AN ANDALUSIAN DOG (UN CHIEN ANDALOU)
(Luis Buñuel, 1928, b/w, DVD)
The title means nothing, and locating meaning in the film is a mostly fruitless challenge. But that’s the point. Concocted by the young Buñuel and Salvador Dalí, it’s a surrealist provocation, a succession of bizarre, sometimes grotesque images following nothing more tangible than dream logic. This most notorious of short films kicks off with a razor slicing an eyeball — an image that is still as unwatchable today as it must have been eight decades ago. Buñuel is the man wielding the blade. He went on to elaborate in the even more explicitly subversive L’Age d’Or (1930).
THE SORROW AND THE PITY (LE CHAGRIN ET LA PITIÉ)
(Marcel Ophüls, 1969, b/w, DVD)
German by birth, French by inclination, Hans Marcel Ophüls (son of Max) made the definitive documentary about France under the Occupation. Homing in on the town of Clermont-Ferrand, not far from Vichy, Ophüls interviewed British and French statesmen, German soldiers, and local people from all walks of life. What he found belied the myth of universal resistance; the truth is messier, more shameful and more human. More than just a historical milestone, this is an enriching film in its own right.
THE MOTHER AND THE WHORE (LA MAMAN ET LA PUTAIN)

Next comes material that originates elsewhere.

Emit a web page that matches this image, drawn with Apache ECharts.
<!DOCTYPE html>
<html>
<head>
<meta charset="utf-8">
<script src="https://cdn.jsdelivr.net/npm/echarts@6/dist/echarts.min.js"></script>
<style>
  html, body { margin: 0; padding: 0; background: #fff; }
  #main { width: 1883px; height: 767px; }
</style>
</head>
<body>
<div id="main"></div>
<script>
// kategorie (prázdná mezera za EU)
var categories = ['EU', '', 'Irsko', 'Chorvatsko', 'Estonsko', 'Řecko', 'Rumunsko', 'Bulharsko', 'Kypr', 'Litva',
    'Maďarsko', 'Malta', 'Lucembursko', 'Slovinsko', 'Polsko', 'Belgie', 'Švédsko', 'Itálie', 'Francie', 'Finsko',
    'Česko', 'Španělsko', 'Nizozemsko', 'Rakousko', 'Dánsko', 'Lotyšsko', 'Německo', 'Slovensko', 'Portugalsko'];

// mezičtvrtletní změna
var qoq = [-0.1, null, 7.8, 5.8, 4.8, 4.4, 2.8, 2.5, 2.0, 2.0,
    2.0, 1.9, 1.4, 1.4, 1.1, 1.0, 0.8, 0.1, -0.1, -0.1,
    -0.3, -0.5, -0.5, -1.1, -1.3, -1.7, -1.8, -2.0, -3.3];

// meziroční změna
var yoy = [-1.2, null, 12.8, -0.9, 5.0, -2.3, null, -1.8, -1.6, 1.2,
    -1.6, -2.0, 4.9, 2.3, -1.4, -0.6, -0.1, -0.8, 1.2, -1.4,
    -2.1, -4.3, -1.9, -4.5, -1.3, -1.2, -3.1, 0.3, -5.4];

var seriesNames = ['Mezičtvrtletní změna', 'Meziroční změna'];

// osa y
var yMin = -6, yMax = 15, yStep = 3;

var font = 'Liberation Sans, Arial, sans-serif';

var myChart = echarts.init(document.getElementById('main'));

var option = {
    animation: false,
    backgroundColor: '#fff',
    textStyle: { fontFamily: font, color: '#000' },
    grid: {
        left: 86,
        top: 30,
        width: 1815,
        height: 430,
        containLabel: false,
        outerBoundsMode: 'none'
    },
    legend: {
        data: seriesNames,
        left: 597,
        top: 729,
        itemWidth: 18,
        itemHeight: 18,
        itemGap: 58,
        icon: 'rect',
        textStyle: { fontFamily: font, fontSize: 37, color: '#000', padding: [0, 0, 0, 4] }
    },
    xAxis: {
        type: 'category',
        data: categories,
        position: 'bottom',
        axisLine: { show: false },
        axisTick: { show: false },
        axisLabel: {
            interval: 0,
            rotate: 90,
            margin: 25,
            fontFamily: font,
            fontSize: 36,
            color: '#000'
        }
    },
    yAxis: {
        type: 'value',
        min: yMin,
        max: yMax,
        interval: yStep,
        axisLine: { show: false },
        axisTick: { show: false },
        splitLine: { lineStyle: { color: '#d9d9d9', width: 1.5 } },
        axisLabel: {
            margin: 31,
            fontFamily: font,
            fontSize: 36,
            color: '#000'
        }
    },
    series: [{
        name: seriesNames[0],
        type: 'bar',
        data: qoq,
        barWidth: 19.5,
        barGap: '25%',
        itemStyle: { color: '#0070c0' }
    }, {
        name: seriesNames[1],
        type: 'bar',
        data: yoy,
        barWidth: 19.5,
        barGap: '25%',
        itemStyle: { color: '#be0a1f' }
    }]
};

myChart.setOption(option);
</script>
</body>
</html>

(Jean Eustache, 1973, b/w, VHS only)
Jean-Pierre Léaud is Alexandre, a compulsive womaniser and movie mad intellectual who lives with one woman (Bernadette Lafont), proposes to another (Isabelle Weingarten), and rebuffed, talks a third (Françoise Lebrun) into a wretched ménage-à-trois. Shot in Eustache’s own apartment in long, documentary-style takes, this four hour psycho-sexual marathon feels raw and unmediated. In fact every word was scripted. A harrowing dissection of sexual relations and the spiritual and political vacuum which surrounds them, The Mother and the Whore feels like a gravestone for the new wave. The revolution ends here. Eustache committed suicide in 1981.
DIVA
(Jean-Jacques Beineix, 1981, DVD)
A series of Hitchcockian set-pieces intricately interlaced with Godardian post-modern jokes, ’80s designer chic (bare warehouse apartments, Athena posters), zen, opera, and iconic Paris landmarks — Diva comes on like an extended trailer for coming attractions; a lavish pastiche entirely sufficient to itself, and nothing if not modish. It inaugurated what the critic Serge Daney famously dubbed “le cinéma du look” — a lovingly art-directed, style-overscript aesthetic of which Beineix and Luc Besson were the prime movers.

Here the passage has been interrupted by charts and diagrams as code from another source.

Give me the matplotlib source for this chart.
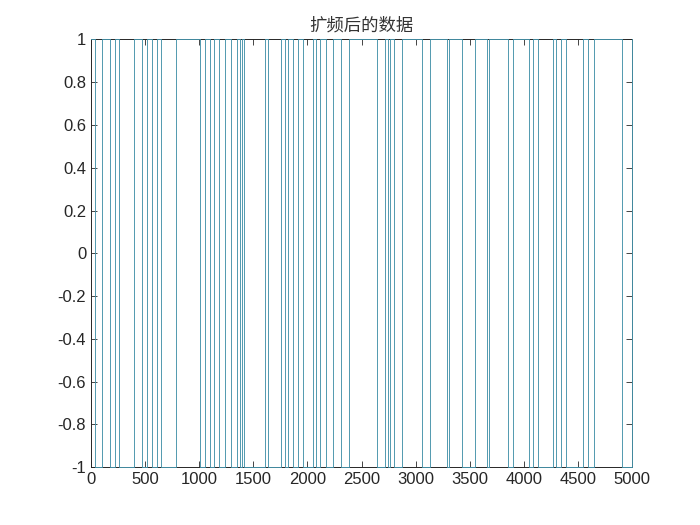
import numpy as np
import matplotlib
matplotlib.use('Agg')
import matplotlib.pyplot as plt
from matplotlib.ticker import FuncFormatter

# Sample positions where the spread chip sequence flips sign
edges = [35, 103, 173, 226, 263, 401, 468, 514, 560, 606, 650, 782,
         1006, 1049, 1095, 1138, 1184, 1237, 1298, 1350, 1375, 1396, 1412,
         1606, 1636, 1759, 1790, 1820, 1866, 1912, 1959, 2051, 2081, 2113,
         2173, 2235, 2312, 2383, 2643, 2721, 2745, 2767, 2797, 2874, 3058,
         3129, 3289, 3311, 3428, 3550, 3657, 3682, 3851, 3897, 4051, 4081,
         4127, 4266, 4297, 4343, 4389, 4542, 4588, 4650, 4911]
start_level = 1
n_samples = 5000

title = '扩频后的数据'
xticks = list(range(0, 5001, 500))
yticks = [-1, -0.8, -0.6, -0.4, -0.2, 0, 0.2, 0.4, 0.6, 0.8, 1]

# build the +/-1 step signal
t = np.array([0] + edges + [n_samples])
levels = start_level * (-1.0) ** np.arange(len(t))

plt.rcParams['font.family'] = ['Liberation Sans', 'DejaVu Sans']
plt.rcParams['axes.unicode_minus'] = False

fig = plt.figure(figsize=(7, 5.25), dpi=100)
ax = fig.add_axes([0.13, 0.11, 0.773, 0.815])

ax.step(t, levels, where='post', color='#4592a9', linewidth=0.65, clip_on=False, zorder=3)

ax.set_xlim(0, n_samples)
ax.set_ylim(-1, 1)
ax.set_xticks(xticks)
ax.set_yticks(yticks)
ax.yaxis.set_major_formatter(FuncFormatter(lambda v, p: '%g' % v))
ax.tick_params(direction='in', top=True, right=True, labelsize=12,
               colors='#262626', length=4, width=0.6)
for s in ax.spines.values():
    s.set_color('#262626')
    s.set_linewidth(0.7)

ax.set_title(title, fontsize=12.5, family=['Noto Sans CJK SC', 'DejaVu Sans'],
             color='#333333', pad=6)

fig.savefig('out.png', dpi=100, facecolor='white')
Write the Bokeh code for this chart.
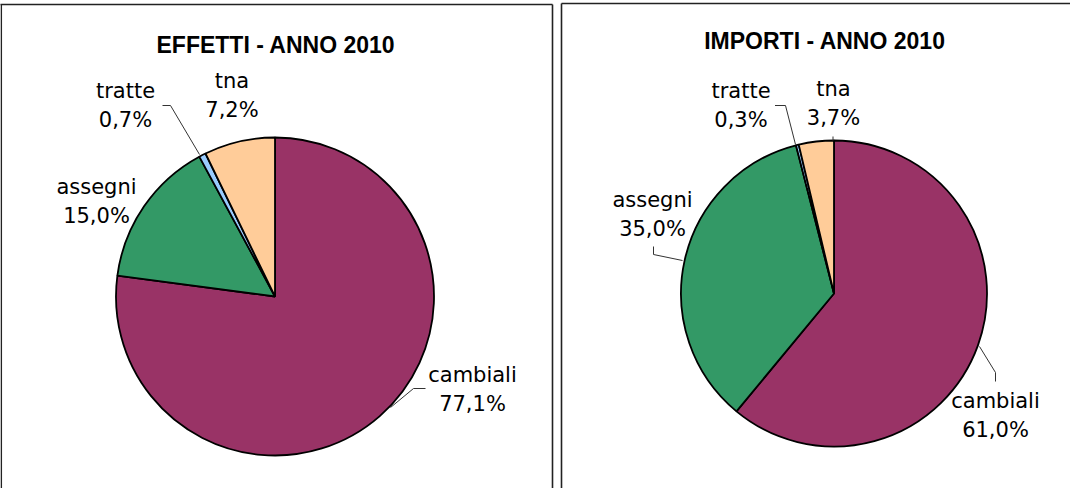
import math
from bokeh.plotting import figure
from bokeh.models import Range1d, ColumnDataSource
from bokeh.core.properties import value
from bokeh.embed import file_html
from bokeh.resources import INLINE

# ---------------- data ----------------
categories = ["cambiali", "assegni", "tratte", "tna"]
effetti_pct = [77.1, 15.0, 0.7, 7.2]
importi_pct = [61.0, 35.0, 0.3, 3.7]
titles = ["EFFETTI - ANNO 2010", "IMPORTI - ANNO 2010"]
colors = ["#993366", "#339966", "#99CCFF", "#FFCC99"]

# ---------------- layout (page pixels) ----------------
W, H = 1070, 488
def X(px):
    return px - 8
def Y(py):
    return 496 - py

charts = [
    dict(values=effetti_pct, title=titles[0], title_pos=(283.5, 52),
         center=(282.5, 304), radius=159,
         label_pos=[(480, 396.5), (104, 209), (133, 113), (239.5, 103)],
         leaders=[[(398, 415), (421, 396), (433, 396)], None,
                  [(207, 162), (178, 113), (170, 113)], None]),
    dict(values=importi_pct, title=titles[1], title_pos=(832.5, 48),
         center=(841.5, 301), radius=153,
         label_pos=[(1003, 423), (660, 222), (748.5, 112.5), (841, 111)],
         leaders=[[(987, 354), (1003, 380), (1003, 389)],
                  [(690, 268), (661, 262), (661, 254)],
                  [(803, 152), (793, 113), (782.5, 113)],
                  [(840.5, 148), (840.5, 144)]]),
]

p = figure(width=W, height=H, output_backend="svg", toolbar_location=None,
           x_range=Range1d(0, W), y_range=Range1d(0, H),
           x_axis_type=None, y_axis_type=None, min_border=0,
           background_fill_color="white", border_fill_color="white")
p.grid.visible = False
p.outline_line_color = None

# panel frames
frame_xs = [[X(7), X(560)], [0.75, 0.75], [X(560), X(560)],
            [X(569), X(1100)], [X(569), X(569)]]
frame_ys = [[Y(12), Y(12)], [Y(12), Y(520)], [Y(12), Y(520)],
            [Y(11), Y(11)], [Y(11), Y(520)]]
p.multi_line(xs=frame_xs, ys=frame_ys, line_color="#222222", line_width=1.6)

def fmt(v):
    return f"{v:.1f}".replace(".", ",") + "%"

for ch in charts:
    vals = ch["values"]
    total = sum(vals)
    cum = [0.0]
    for v in vals:
        cum.append(cum[-1] + v / total)
    starts = [math.pi / 2 - 2 * math.pi * c for c in cum[:-1]]
    ends = [math.pi / 2 - 2 * math.pi * c for c in cum[1:]]
    cx, cy = ch["center"]
    src = ColumnDataSource(dict(x=[X(cx)] * len(vals), y=[Y(cy)] * len(vals),
                                start=starts, end=ends, color=colors,
                                cat=categories))
    p.wedge(x="x", y="y", radius=ch["radius"], radius_units="screen",
            start_angle="start", end_angle="end", direction="clock",
            fill_color="color", line_color="black", line_width=1.8, source=src)

    # leader lines
    lx, ly = [], []
    for ld in ch["leaders"]:
        if ld:
            lx.append([X(a) for a, b in ld])
            ly.append([Y(b) for a, b in ld])
    p.multi_line(xs=lx, ys=ly, line_color="#333333", line_width=1)

    # data labels (two lines each)
    tx, ty, tt = [], [], []
    for cat, v, (px, py) in zip(categories, vals, ch["label_pos"]):
        tx += [X(px), X(px)]
        ty += [Y(py - 14.5), Y(py + 14.5)]
        tt += [cat, fmt(v)]
    p.text(x=tx, y=ty, text=tt, text_align="center", text_baseline="middle",
           text_font=value("DejaVu Sans"), text_font_size="21px",
           text_color="black")

    # title
    tpx, tpy = ch["title_pos"]
    p.text(x=[X(tpx)], y=[Y(tpy)], text=[ch["title"]], text_align="center",
           text_baseline="middle", text_font=value("Liberation Sans"),
           text_font_style="bold", text_font_size="23px", text_color="black")

open("out.html", "w").write(file_html(p, INLINE))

TO OUR LOVES (À NOS AMOURS)
(Maurice Pialat, 1983, DVD amazon.fr, no English subtitles)
Pialat’s crucial influence on contemporary French cinema — on Cyril Collard, Catherine Breillat, Xavier Beauvois and a whole slew of actors from Depardieu on down — has not been properly understood in Britain, where different models of social realism apply. Even his admirers admit that Pialat wasn’t much of a storyteller. His raw, ragged dramas are all about capturing (or liberating) emotion. To Our Loves is a devastating film about different kinds of love, with a revelatory performance from the 17-year-old Sandrine Bonnaire at its core.
HISTOIRE(S) DU CINEMA
(Jean-Luc Godard, 1998, CD only, or DVD amazon.co.jp)

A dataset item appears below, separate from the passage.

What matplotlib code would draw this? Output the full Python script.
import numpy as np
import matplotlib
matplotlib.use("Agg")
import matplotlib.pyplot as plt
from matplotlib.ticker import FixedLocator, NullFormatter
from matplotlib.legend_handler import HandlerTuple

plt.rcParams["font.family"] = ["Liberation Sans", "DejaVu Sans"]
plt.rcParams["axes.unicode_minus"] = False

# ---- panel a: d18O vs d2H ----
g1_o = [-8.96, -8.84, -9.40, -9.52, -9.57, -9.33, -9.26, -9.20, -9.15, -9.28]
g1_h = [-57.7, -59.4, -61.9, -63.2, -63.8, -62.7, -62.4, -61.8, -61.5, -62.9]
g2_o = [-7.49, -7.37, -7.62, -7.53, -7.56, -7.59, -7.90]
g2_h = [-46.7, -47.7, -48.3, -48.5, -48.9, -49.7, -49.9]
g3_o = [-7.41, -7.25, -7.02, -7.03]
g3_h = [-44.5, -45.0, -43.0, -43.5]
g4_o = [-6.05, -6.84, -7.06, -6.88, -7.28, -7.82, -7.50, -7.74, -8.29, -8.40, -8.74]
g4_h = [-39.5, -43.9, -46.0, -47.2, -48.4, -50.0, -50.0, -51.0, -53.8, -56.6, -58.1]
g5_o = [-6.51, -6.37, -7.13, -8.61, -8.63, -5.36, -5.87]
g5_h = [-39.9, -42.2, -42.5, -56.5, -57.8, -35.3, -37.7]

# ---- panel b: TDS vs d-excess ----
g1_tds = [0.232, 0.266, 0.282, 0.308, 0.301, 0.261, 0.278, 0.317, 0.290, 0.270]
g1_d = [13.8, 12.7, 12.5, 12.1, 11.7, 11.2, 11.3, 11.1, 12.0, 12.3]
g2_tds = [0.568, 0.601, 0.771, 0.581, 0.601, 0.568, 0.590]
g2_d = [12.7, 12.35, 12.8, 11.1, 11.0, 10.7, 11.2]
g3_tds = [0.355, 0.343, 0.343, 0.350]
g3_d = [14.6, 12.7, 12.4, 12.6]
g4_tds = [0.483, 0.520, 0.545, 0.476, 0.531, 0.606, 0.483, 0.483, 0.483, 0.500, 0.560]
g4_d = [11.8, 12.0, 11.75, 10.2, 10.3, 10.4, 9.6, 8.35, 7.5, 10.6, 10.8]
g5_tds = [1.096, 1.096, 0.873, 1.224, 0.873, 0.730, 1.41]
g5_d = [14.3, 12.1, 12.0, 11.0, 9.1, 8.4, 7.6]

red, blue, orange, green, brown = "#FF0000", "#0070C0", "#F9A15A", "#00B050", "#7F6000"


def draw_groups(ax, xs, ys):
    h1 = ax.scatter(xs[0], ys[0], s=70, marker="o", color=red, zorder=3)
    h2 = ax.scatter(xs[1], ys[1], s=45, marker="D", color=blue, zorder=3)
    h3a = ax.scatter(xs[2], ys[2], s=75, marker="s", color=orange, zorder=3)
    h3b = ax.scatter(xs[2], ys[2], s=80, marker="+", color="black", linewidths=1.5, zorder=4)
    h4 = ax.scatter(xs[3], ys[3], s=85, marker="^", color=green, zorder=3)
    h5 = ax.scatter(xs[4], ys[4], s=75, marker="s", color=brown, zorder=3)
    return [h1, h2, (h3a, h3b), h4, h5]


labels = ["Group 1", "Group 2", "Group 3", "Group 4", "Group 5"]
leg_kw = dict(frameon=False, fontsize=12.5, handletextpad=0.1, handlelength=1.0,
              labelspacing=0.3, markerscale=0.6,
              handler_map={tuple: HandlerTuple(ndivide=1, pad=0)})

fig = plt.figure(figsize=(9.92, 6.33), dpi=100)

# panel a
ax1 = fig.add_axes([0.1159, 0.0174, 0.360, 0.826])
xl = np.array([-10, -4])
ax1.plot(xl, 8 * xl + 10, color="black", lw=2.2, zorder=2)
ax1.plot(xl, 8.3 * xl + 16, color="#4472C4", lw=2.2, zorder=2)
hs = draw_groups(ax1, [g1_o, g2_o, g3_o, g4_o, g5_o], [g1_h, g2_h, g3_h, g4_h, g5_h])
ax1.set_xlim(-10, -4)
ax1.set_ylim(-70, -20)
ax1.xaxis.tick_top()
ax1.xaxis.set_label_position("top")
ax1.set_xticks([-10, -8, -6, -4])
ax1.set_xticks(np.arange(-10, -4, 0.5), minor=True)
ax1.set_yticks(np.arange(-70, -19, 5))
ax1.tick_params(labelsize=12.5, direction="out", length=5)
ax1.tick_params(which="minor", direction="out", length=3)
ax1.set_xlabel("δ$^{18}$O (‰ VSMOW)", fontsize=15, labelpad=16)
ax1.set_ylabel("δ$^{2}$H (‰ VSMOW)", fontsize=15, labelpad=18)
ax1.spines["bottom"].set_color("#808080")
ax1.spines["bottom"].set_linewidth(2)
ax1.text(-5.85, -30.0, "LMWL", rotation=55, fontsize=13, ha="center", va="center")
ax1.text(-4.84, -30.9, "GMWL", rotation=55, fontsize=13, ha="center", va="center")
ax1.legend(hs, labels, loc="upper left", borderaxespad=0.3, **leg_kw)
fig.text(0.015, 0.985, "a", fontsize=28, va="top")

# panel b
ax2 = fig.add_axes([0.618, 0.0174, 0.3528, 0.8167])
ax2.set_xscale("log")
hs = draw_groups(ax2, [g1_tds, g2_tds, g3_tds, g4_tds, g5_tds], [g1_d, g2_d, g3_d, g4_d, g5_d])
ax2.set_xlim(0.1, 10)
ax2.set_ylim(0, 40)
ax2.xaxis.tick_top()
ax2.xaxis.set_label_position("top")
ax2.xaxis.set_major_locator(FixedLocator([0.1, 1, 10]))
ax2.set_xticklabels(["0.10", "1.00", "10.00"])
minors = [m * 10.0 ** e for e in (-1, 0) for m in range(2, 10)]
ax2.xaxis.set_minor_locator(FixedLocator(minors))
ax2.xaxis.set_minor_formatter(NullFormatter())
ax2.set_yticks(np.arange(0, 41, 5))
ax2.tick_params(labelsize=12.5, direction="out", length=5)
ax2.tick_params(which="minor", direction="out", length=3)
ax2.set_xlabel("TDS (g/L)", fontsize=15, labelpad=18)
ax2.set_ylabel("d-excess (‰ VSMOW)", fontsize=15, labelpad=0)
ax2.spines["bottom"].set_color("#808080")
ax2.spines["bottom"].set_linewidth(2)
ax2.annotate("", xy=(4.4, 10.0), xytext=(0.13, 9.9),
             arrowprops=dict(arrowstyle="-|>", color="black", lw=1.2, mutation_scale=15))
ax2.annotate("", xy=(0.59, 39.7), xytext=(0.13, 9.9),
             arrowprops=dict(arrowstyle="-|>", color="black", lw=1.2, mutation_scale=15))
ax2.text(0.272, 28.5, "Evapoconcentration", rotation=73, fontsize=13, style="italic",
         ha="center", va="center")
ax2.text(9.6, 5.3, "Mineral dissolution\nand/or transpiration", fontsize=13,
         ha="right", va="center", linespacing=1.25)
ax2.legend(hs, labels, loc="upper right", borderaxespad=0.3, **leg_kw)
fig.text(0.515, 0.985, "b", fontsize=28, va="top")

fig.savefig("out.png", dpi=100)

Twenty years in conception, Godard’s eight-part, five-hour video essay is a magical mystery tour through the medium of cinema conducted by J-L. G himself. Densely allusive, with overlapping text and imagery battling for our attention, it is also an autobiographical memoir, and an epitaph for cinema from one of its most ardent believers. Critics have likened it to James Joyce’s Finnegan’s Wake, both in its scope and form, and its importance.